The majority ruling is just what you'd expect in a disposition such as this: a one word per curiam "Denied," with 6 judges concurring. The reason we're posting the ruling, however, is the 3-judge dissent, which starts off like this:
This is a significant regulatory takings case, the holding of which is that a local government can regulate private property to an extent that is functionally comparable to the classic physical taking—without paying just compensation—so long as it does so incrementally over a period of time. This cannot be, and indeed is not, the law. I respectfully dissent from the denial of the Beyers’ motion for rehearing en banc, and write to explain my disagreement with this Court’s willingness to dispense with applicable Takings Clause precedent to reach a result that is contrary to the constitutional principle that excessive economic injuries caused by government action be compensated.
Order at 2.
If that isn't enough to grab your interest, the dissent contains a summary of the facts, which start in 1970 with the plaintiffs' purchase of the land, and the government's subsequent efforts (starting in 1986, apparently) to prevent them from development, has a good rundown of regulatory takings law, and some editorializing about the state of federal regulatory takings jurisprudence ("not particularly coherent," "genuinely enigmatic," for example).

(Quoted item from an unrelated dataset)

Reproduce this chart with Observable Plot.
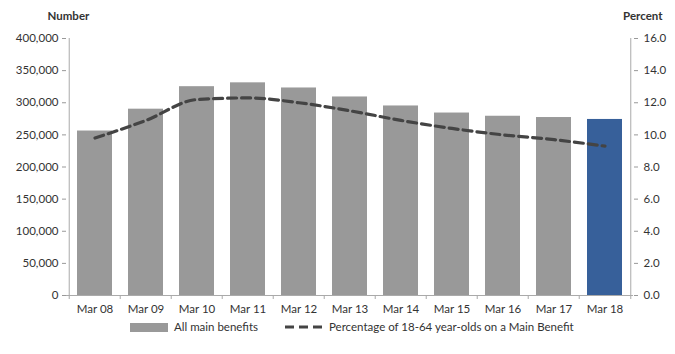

But we think you should read the entire dissent, because it peels back the usual judicial curtain and exposes how some takings decisions -- seemingly inexplicable, except as a result designed to save the government fisc -- get rendered. Here, according to the dissent, the owners are being "required to leave their property in its natural state." Dissent at 13. The Special Master concluded, "[o]ther than the Applicant being allowed to enter into the property to camp, there is absolutely no allowable use of the property under the City of Marathon Land Development Regulations." Id. Yet the court earlier "went to great lengths to transform the [owners]' categorical challenge into one controlled by the ad hoc, factual inquiry set forth in Penn Central." Id. at 12 (footnote omitted). "Unfortunately, despite the unmistakable parallels between the economic impact in Lucas and the economic impact on [these owners]' property, [their] challenge was never considered under Lucas's total regulatory takings framework. Id. at 14. There's more, but really, you should just read the dissent.
Will this result in an effort to seek further review by the Florida Supreme Court (or higher)? We wouldn't be surprised at all.
*We know the lyrics to the Buffet song are "wasted away," but we took artistic license with this post's title, since we think "wasting away" more accurately describes the situation here where the property owners have been engaged in a Marathon struggle.